I now know where to buy the best sweetmeats. I discovered a few more shops, some on my own and others via the tour.

I learnt more about the artwork under the bridge between Fordsburg and Pageview which has sadly been neglected by the city. And I discovered a community thrilled at the prospect that I could lose my heart to some of their culinary delights.

We could have done it on our own, but I liked this more intimate introduction to a place that I had passed through but didn’t know as well as I should.

The real treasure for me was the food which I had heard much about but hadn’t sampled personally.

We were going to have lunch but when we arrived at about noon, we had to stop for something to drink and discovered what can only be described as a liquid dessert at House of Schwarma.

It included avo, dates, a squeeze of lemon, crushed ice and milk and was sublime. Because of the avo’s texture, and the crunchiness and sweetness of the dates, it was a drink to die for.

They also had other delights like a Nutella falafel as well as the more traditional falafel options. We marked this as a favourite stop.

Our main stop for food was Dosa Hut, a South Indian restaurant at 53 Crown Road. I hadn’t tried a dosa before but had heard about Dosa Hut from chefs who are familiar with their food.

It’s described as a fermented pancake made from rice batter and black lentils and then served almost like a wrap but in different ways.

I had a creamy mushroom mix (R55), someone had mutton (R65), another opted for the paneer (cheese) combo and how could we resist a curry?

I found my pancake wafer thin and crispy. It is served in various ways, including a rolled-up family dosa or one without a filling that’s presented almost like a hat on the plate. All of this comes in a canteen-type steel platter which has compartments for condiments like a chutney, atchar, some yogurt, and spicy dhal, which all add flavour.

It’s obviously hugely popular because on a Saturday at about 2pm, when we sat down for our meal, the place was packed with especially young people, mostly Indian.

We were welcomed, and patrons were delighted to share their cuisine with those of us who wanted to know more.

We weren’t finished with the delights of Fordsburg. Variations of fruit drinks are common. One of them was ice colas similar to slushies but that have a healthier feel with flavours like mango, orange, rose and lemon.

Each one is made on the spot when ordered.

Shalimar Delights was highlighted by our tour guide as one of the best places for sweetmeats. And it certainly looked like it, but once you get to know the area better, you might pick your own favourites.

There’s a bakery that has found a home in an old church that’s quite extraordinary, with enticing eats on display.

Street food – like the samoosas we had at Dosa Hut or some brinjal chips – is another attraction.

Or pop in at the market which has a whole section for food.

It was the tastes and scents of the day, and the people – a baker from Syria, a young African making rotis on the street – that made one feel enveloped in a textured and treat-filled world from the Middle East with its extraordinary flavours that lingered on the palate.

That’s what I most enjoy about food, experiencing with friends new adventures, and being overwhelmed by excitement.

DETAILS OF THE SPICY TOUR

The Spicy Fordsburg Tour costs R200, or less, depending on the size of the group.
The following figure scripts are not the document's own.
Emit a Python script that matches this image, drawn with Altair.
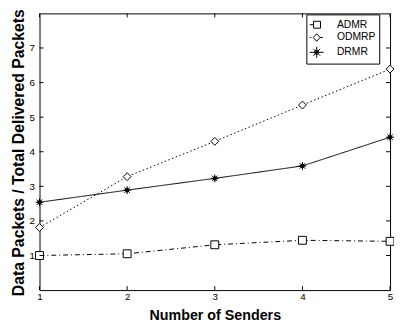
import altair as alt
import pandas as pd

# ---- data ----
senders = [1, 2, 3, 4, 5]
admr = [1.0, 1.05, 1.31, 1.44, 1.41]
odmrp = [1.81, 3.28, 4.3, 5.35, 6.39]
drmr = [2.54, 2.89, 3.23, 3.59, 4.42]
series_names = ["ADMR", "ODMRP", "DRMR"]
x_ticks = [1, 2, 3, 4, 5]
y_ticks = [1, 2, 3, 4, 5, 6, 7]

rows = []
for name, vals in zip(series_names, [admr, odmrp, drmr]):
    for s, v in zip(senders, vals):
        rows.append({"senders": s, "value": v, "series": name})
df = pd.DataFrame(rows)
ytick_df = pd.DataFrame({"value": y_ticks})
xtick_df = pd.DataFrame({"senders": x_ticks})

W, H = 356, 281
FONT = "Liberation Sans"

x_scale = alt.Scale(domain=[1, 5], nice=False, zero=False)
y_scale = alt.Scale(domain=[0, 8], nice=False, zero=False)

x_axis = alt.Axis(values=x_ticks, format="d", ticks=False, domain=False, grid=False,
                  labelFontSize=10, labelPadding=2, labelFlush=False,
                  title="Number of Senders", titleFontSize=14.5, titleFontWeight="bold",
                  titleY=30, titleBaseline="alphabetic")
y_axis = alt.Axis(values=y_ticks, format="d", ticks=False, domain=False, grid=False,
                  labelFontSize=10, labelPadding=5, labelFlush=False,
                  title="Data Packets / Total Delivered Packets", titleFontSize=16,
                  titleFontWeight="bold", titleX=-16, titleY=141, titleAngle=270,
                  titleBaseline="alphabetic")

star = ("M-1,0H1M0,-1V1M-0.7,-0.7L0.7,0.7M-0.7,0.7L0.7,-0.7"
        "M-0.45,0A0.45,0.45,0,1,0,0.45,0A0.45,0.45,0,1,0,-0.45,0Z")

X = alt.X("senders:Q", scale=x_scale, axis=x_axis)
Y = alt.Y("value:Q", scale=y_scale, axis=y_axis)

lines = alt.Chart(df).mark_line(color="black", strokeWidth=1).encode(
    x=X, y=Y,
    strokeDash=alt.StrokeDash("series:N",
                              scale=alt.Scale(domain=series_names,
                                              range=[[5, 3, 1, 3], [1.5, 2.5], [1, 0]]),
                              legend=None),
)

points = alt.Chart(df).mark_point(filled=True, size=64, stroke="black",
                                  strokeWidth=1, opacity=1).encode(
    x=X, y=Y,
    shape=alt.Shape("series:N",
                    scale=alt.Scale(domain=series_names, range=["square", "diamond", star]),
                    legend=None),
    fill=alt.Fill("series:N",
                  scale=alt.Scale(domain=series_names, range=["white", "white", "black"]),
                  legend=None),
)

# legend glyphs: line piece + marker, drawn as one stroked path
leg_admr = "M-1,0H-0.45M-0.45,-0.5H0.55V0.5H-0.45Z"
leg_odmrp = "M-1,0H-0.8M-0.5,0L0,-0.55L0.5,0L0,0.55ZM0.5,0H0.9"
leg_drmr = ("M-1,0H1M0,-0.8V0.8M-0.5,-0.5L0.5,0.5M-0.5,0.5L0.5,-0.5"
            "M-0.3,0A0.3,0.3,0,1,0,0.3,0A0.3,0.3,0,1,0,-0.3,0Z"
            "M-0.15,0A0.15,0.15,0,1,0,0.15,0A0.15,0.15,0,1,0,-0.15,0Z")

leg = dict(orient="none", legendX=271, legendY=1, title=None,
           strokeColor="black", fillColor="white", padding=3,
           symbolSize=196, symbolStrokeWidth=1, symbolStrokeColor="black",
           symbolOpacity=1,
           labelFont=FONT, labelFontSize=10.5, labelColor="black",
           labelOffset=13, rowPadding=0)

legend_layer = alt.Chart(df).transform_filter("false").mark_point(
    filled=False, size=196, color="black", strokeWidth=1, opacity=1).encode(
    x=X, y=Y,
    shape=alt.Shape("series:N",
                    scale=alt.Scale(domain=series_names,
                                    range=[leg_admr, leg_odmrp, leg_drmr]),
                    legend=alt.Legend(**leg)),
)

left_ticks = alt.Chart(ytick_df).mark_rule(color="black", strokeWidth=1).encode(
    y=Y, x=alt.value(0), x2=alt.value(4))
right_ticks = alt.Chart(ytick_df).mark_rule(color="black", strokeWidth=1).encode(
    y=Y, x=alt.value(W - 4), x2=alt.value(W))
bottom_ticks = alt.Chart(xtick_df).mark_rule(color="black", strokeWidth=1).encode(
    x=X, y=alt.value(H), y2=alt.value(H - 4))
top_ticks = alt.Chart(xtick_df).mark_rule(color="black", strokeWidth=1).encode(
    x=X, y=alt.value(0), y2=alt.value(4))

chart = alt.layer(
    lines, points, left_ticks, right_ticks, bottom_ticks, top_ticks, legend_layer
).resolve_scale(
    shape="independent"
).properties(
    width=W, height=H,
    autosize=alt.AutoSizeParams(type="none"),
    padding={"left": 32, "top": 3, "right": 4, "bottom": 34},
    background="white",
).configure_view(
    stroke="black", strokeWidth=1
).configure_axis(
    labelFont=FONT, titleFont=FONT, labelColor="black", titleColor="black"
)

chart.save("out.html", embed_options={"renderer": "svg", "actions": False})
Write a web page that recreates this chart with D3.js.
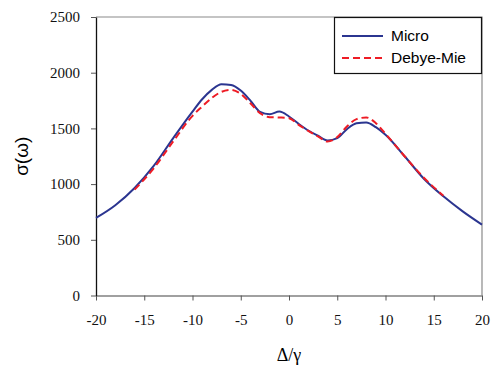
<!DOCTYPE html>
<html>
<head>
<meta charset="utf-8">
<script src="https://cdn.jsdelivr.net/npm/d3@7"></script>
<style>
  body { margin: 0; background: #fff; }
  svg { display: block; }
  .serif { font-family: "Liberation Serif", "Times New Roman", serif; }
  .sans { font-family: "Liberation Sans", Arial, sans-serif; }
</style>
</head>
<body>
<svg></svg>
<script>
const xTicks = [-20, -15, -10, -5, 0, 5, 10, 15, 20];
const yTicks = [0, 500, 1000, 1500, 2000, 2500];

const microX = [-20, -18, -16, -14, -12, -10, -9, -8, -7, -6, -5, -4, -3, -2, -1, 0, 1, 2, 3, 4, 5, 6, 7, 8, 9, 10, 12, 14, 16, 18, 20];
const microY = [696, 810, 965, 1165, 1413, 1651, 1762, 1846, 1897, 1890, 1840, 1750, 1649, 1628, 1651, 1607, 1541, 1481, 1434, 1392, 1413, 1493, 1547, 1553, 1511, 1442, 1248, 1046, 890, 755, 636];

const debyeX = [-16, -14, -12, -10, -9, -8, -7, -6, -5, -4, -3, -2, -1, 0, 1, 2, 3, 4, 5, 6, 7, 8, 9, 10, 12, 14, 16];
const debyeY = [950, 1144, 1383, 1613, 1696, 1774, 1828, 1846, 1810, 1726, 1637, 1601, 1598, 1592, 1532, 1478, 1428, 1383, 1422, 1517, 1583, 1598, 1547, 1451, 1248, 1055, 895];

const width = 494, height = 372;
const margin = { top: 17, right: 12, bottom: 76, left: 96 };

const svg = d3.select("svg").attr("width", width).attr("height", height);

const x = d3.scaleLinear().domain([-20, 20]).range([margin.left, width - margin.right]);
const y = d3.scaleLinear().domain([0, 2500]).range([height - margin.bottom - 0.5, margin.top]);

// plot frame: top and right grey
svg.append("path")
    .attr("d", `M${x(-20)},${y(2500)}H${x(20)}V${y(0)}`)
    .attr("fill", "none")
    .attr("stroke", "#8a8a8a")
    .attr("stroke-width", 1.2);

const xAxis = svg.append("g")
    .attr("transform", `translate(0,${y(0)})`)
    .call(d3.axisBottom(x).tickValues(xTicks).tickFormat(d => String(d))
        .tickSize(5).tickPadding(14).tickSizeOuter(0));
xAxis.attr("font-family", null).attr("font-size", null);
xAxis.select(".domain").attr("stroke", "#808080").attr("stroke-width", 1.5);
xAxis.selectAll(".tick line").attr("stroke", "#555").attr("y2", 5);
xAxis.selectAll("text").attr("class", "serif")
    .style("font-size", "15px").attr("fill", "#111");

const yAxis = svg.append("g")
    .attr("transform", `translate(${x(-20)},0)`)
    .call(d3.axisLeft(y).tickValues(yTicks).tickFormat(d => String(d))
        .tickSize(5).tickPadding(11).tickSizeOuter(0));
yAxis.attr("font-family", null).attr("font-size", null);
yAxis.select(".domain").attr("stroke", "#111").attr("stroke-width", 1.3);
yAxis.selectAll(".tick line").attr("stroke", "#555");
yAxis.selectAll("text").attr("class", "serif")
    .style("font-size", "15px").attr("fill", "#111");

const line = d3.line()
    .x(d => x(d[0]))
    .y(d => y(d[1]))
    .curve(d3.curveMonotoneX);

svg.append("path")
    .datum(d3.zip(microX, microY))
    .attr("d", line)
    .attr("fill", "none")
    .attr("stroke", "#2b3590")
    .attr("stroke-width", 2);

svg.append("path")
    .datum(d3.zip(debyeX, debyeY))
    .attr("d", line)
    .attr("fill", "none")
    .attr("stroke", "#ee1c25")
    .attr("stroke-width", 2)
    .attr("stroke-dasharray", "7,4");

// axis titles
svg.append("text")
    .attr("class", "sans")
    .attr("transform", `translate(28,${(y(0) + y(2500)) / 2}) rotate(-90)`)
    .attr("text-anchor", "middle")
    .style("font-size", "19px")
    .text("σ(ω)");

svg.append("text")
    .attr("class", "serif")
    .attr("x", x(0))
    .attr("y", 361)
    .attr("text-anchor", "middle")
    .style("font-size", "18px")
    .text("Δ/γ");

// legend
const lg = svg.append("g");
lg.append("rect")
    .attr("x", 334.5).attr("y", 17.5)
    .attr("width", 147).attr("height", 56)
    .attr("fill", "#fff").attr("stroke", "#111").attr("stroke-width", 1.2);

const legendItems = [
    { name: "Micro", color: "#2b3590", dash: null },
    { name: "Debye-Mie", color: "#ee1c25", dash: "7,4" }
];
legendItems.forEach((d, i) => {
    const cy = 36 + i * 22;
    lg.append("line")
        .attr("x1", 342).attr("x2", 383)
        .attr("y1", cy).attr("y2", cy)
        .attr("stroke", d.color).attr("stroke-width", 2)
        .attr("stroke-dasharray", d.dash);
    lg.append("text")
        .attr("class", "sans")
        .attr("x", 391).attr("y", cy)
        .attr("dy", "0.35em")
        .style("font-size", "15.5px")
        .text(d.name);
});
</script>
</body>
</html>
For details of this and other tours, visit www.pastexperiences.co.za.

Past Experiences says, on its website, that it will “guide you on a walking tour taking in the history, culture and gastronomical delights of Fordsburg. We recommend that this tour takes place on a Saturday afternoon; we can include a visit to the famous Fordsburg Market”.

They include this quote by Essop Bahana from The Joburg Book edited by Nechama Brodie:

“We have a variety of people living here – from Pakistan, Bangladesh, Syria and now even from other parts of Africa. The lovely thing about all this is that everyone brings a bit of their culture, and it’s all blended and works well together here in Fordsburg. We have what we call the ‘square’, which is the hub of commercial activity.

“Here you will find shops owned by people of different nationalities. Fordsburg was always multi-layered and very cosmopolitan, and in that sense it hasn’t changed much. It’s a very mixed culture, and it makes you see a different side to South Africa.”